GOAL OF THE EXERCISE:
Set down the material below word for word, excluding the pictures.

SUPPLIED MATERIAL:
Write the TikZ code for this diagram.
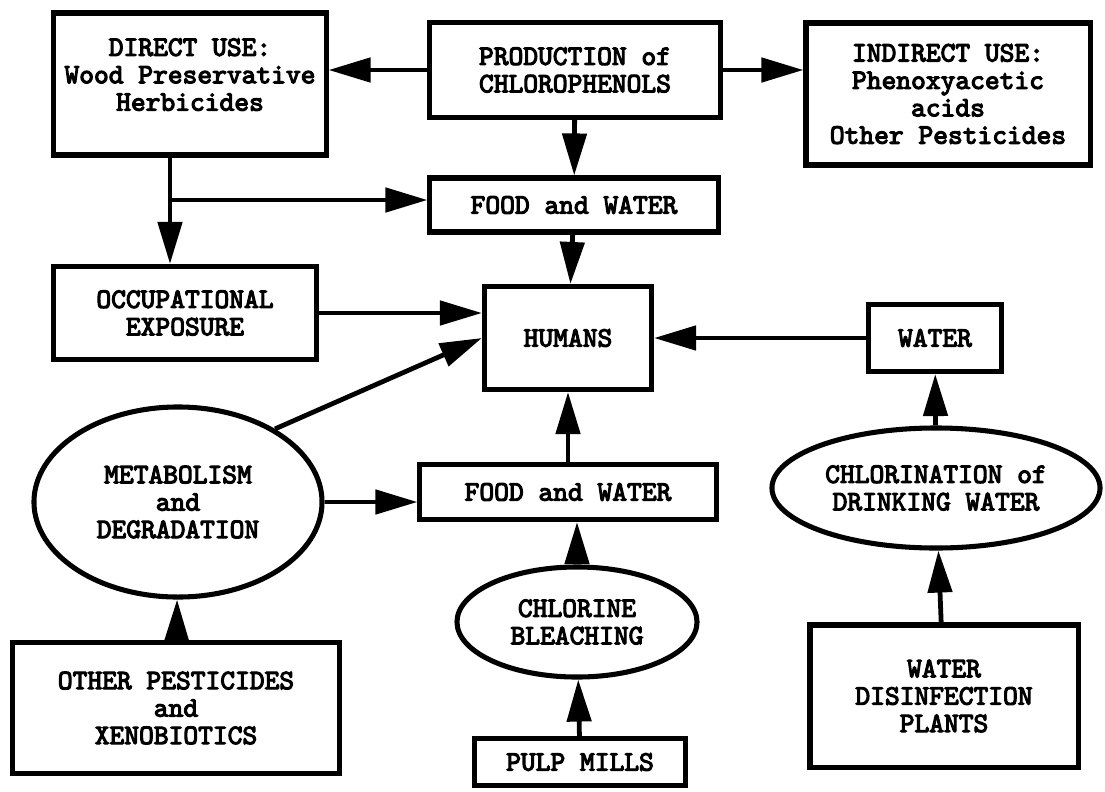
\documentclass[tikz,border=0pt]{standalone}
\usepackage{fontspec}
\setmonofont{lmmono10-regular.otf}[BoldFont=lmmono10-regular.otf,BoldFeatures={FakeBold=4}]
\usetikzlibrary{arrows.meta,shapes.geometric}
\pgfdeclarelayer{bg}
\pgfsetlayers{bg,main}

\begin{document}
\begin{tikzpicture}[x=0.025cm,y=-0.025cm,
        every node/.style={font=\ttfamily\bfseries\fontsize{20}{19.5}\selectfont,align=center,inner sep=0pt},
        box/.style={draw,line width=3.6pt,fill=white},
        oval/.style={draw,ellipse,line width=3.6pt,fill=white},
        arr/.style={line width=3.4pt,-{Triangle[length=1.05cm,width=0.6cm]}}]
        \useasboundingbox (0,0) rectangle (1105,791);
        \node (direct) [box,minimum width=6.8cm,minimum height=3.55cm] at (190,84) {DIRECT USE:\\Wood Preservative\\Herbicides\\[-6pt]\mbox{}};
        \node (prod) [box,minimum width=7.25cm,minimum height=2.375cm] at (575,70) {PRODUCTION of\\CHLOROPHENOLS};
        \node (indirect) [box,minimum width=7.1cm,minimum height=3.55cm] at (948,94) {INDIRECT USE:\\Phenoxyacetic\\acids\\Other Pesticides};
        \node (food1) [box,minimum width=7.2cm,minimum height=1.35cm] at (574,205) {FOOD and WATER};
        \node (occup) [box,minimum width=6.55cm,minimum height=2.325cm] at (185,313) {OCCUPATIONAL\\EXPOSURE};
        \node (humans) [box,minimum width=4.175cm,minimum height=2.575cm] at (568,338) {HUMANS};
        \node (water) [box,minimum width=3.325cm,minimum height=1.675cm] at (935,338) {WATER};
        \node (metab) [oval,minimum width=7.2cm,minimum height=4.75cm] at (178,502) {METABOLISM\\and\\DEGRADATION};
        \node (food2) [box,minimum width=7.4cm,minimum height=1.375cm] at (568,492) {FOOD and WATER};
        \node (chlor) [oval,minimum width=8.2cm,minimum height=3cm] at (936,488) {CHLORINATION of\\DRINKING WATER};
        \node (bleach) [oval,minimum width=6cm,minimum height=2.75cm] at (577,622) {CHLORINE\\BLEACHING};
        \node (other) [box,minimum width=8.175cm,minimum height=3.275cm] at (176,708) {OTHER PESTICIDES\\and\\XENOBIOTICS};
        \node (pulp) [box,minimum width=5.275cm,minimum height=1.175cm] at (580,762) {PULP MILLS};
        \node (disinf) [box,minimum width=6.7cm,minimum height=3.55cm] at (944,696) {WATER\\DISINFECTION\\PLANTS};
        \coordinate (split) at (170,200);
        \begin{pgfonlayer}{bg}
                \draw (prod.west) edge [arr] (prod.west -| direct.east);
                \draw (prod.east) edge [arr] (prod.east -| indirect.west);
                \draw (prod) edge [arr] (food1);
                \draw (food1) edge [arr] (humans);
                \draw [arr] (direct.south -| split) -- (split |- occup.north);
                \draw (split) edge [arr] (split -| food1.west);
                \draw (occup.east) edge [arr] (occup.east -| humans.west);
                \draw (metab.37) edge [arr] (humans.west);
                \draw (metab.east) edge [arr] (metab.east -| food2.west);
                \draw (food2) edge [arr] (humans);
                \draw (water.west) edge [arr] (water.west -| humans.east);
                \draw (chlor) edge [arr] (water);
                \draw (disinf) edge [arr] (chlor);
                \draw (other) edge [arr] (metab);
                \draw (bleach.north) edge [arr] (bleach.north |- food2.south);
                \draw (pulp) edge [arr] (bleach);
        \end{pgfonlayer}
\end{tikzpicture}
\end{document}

RESPONSE TO THIS TASK:
Write the TikZ code for this diagram.
\documentclass[tikz,border=0pt]{standalone}
\usepackage{fontspec}
\setmonofont{lmmono10-regular.otf}[BoldFont=lmmono10-regular.otf,BoldFeatures={FakeBold=4}]
\usetikzlibrary{arrows.meta,shapes.geometric}
\pgfdeclarelayer{bg}
\pgfsetlayers{bg,main}

\begin{document}
\begin{tikzpicture}[x=0.025cm,y=-0.025cm,
        every node/.style={font=\ttfamily\bfseries\fontsize{20}{19.5}\selectfont,align=center,inner sep=0pt},
        box/.style={draw,line width=3.6pt,fill=white},
        oval/.style={draw,ellipse,line width=3.6pt,fill=white},
        arr/.style={line width=3.4pt,-{Triangle[length=1.05cm,width=0.6cm]}}]
        \useasboundingbox (0,0) rectangle (1105,791);
        \node (direct) [box,minimum width=6.8cm,minimum height=3.55cm] at (190,84) {DIRECT USE:\\Wood Preservative\\Herbicides\\[-6pt]\mbox{}};
        \node (prod) [box,minimum width=7.25cm,minimum height=2.375cm] at (575,70) {PRODUCTION of\\CHLOROPHENOLS};
        \node (indirect) [box,minimum width=7.1cm,minimum height=3.55cm] at (948,94) {INDIRECT USE:\\Phenoxyacetic\\acids\\Other Pesticides};
        \node (food1) [box,minimum width=7.2cm,minimum height=1.35cm] at (574,205) {FOOD and WATER};
        \node (occup) [box,minimum width=6.55cm,minimum height=2.325cm] at (185,313) {OCCUPATIONAL\\EXPOSURE};
        \node (humans) [box,minimum width=4.175cm,minimum height=2.575cm] at (568,338) {HUMANS};
        \node (water) [box,minimum width=3.325cm,minimum height=1.675cm] at (935,338) {WATER};
        \node (metab) [oval,minimum width=7.2cm,minimum height=4.75cm] at (178,502) {METABOLISM\\and\\DEGRADATION};
        \node (food2) [box,minimum width=7.4cm,minimum height=1.375cm] at (568,492) {FOOD and WATER};
        \node (chlor) [oval,minimum width=8.2cm,minimum height=3cm] at (936,488) {CHLORINATION of\\DRINKING WATER};
        \node (bleach) [oval,minimum width=6cm,minimum height=2.75cm] at (577,622) {CHLORINE\\BLEACHING};
        \node (other) [box,minimum width=8.175cm,minimum height=3.275cm] at (176,708) {OTHER PESTICIDES\\and\\XENOBIOTICS};
        \node (pulp) [box,minimum width=5.275cm,minimum height=1.175cm] at (580,762) {PULP MILLS};
        \node (disinf) [box,minimum width=6.7cm,minimum height=3.55cm] at (944,696) {WATER\\DISINFECTION\\PLANTS};
        \coordinate (split) at (170,200);
        \begin{pgfonlayer}{bg}
                \draw (prod.west) edge [arr] (prod.west -| direct.east);
                \draw (prod.east) edge [arr] (prod.east -| indirect.west);
                \draw (prod) edge [arr] (food1);
                \draw (food1) edge [arr] (humans);
                \draw [arr] (direct.south -| split) -- (split |- occup.north);
                \draw (split) edge [arr] (split -| food1.west);
                \draw (occup.east) edge [arr] (occup.east -| humans.west);
                \draw (metab.37) edge [arr] (humans.west);
                \draw (metab.east) edge [arr] (metab.east -| food2.west);
                \draw (food2) edge [arr] (humans);
                \draw (water.west) edge [arr] (water.west -| humans.east);
                \draw (chlor) edge [arr] (water);
                \draw (disinf) edge [arr] (chlor);
                \draw (other) edge [arr] (metab);
                \draw (bleach.north) edge [arr] (bleach.north |- food2.south);
                \draw (pulp) edge [arr] (bleach);
        \end{pgfonlayer}
\end{tikzpicture}
\end{document}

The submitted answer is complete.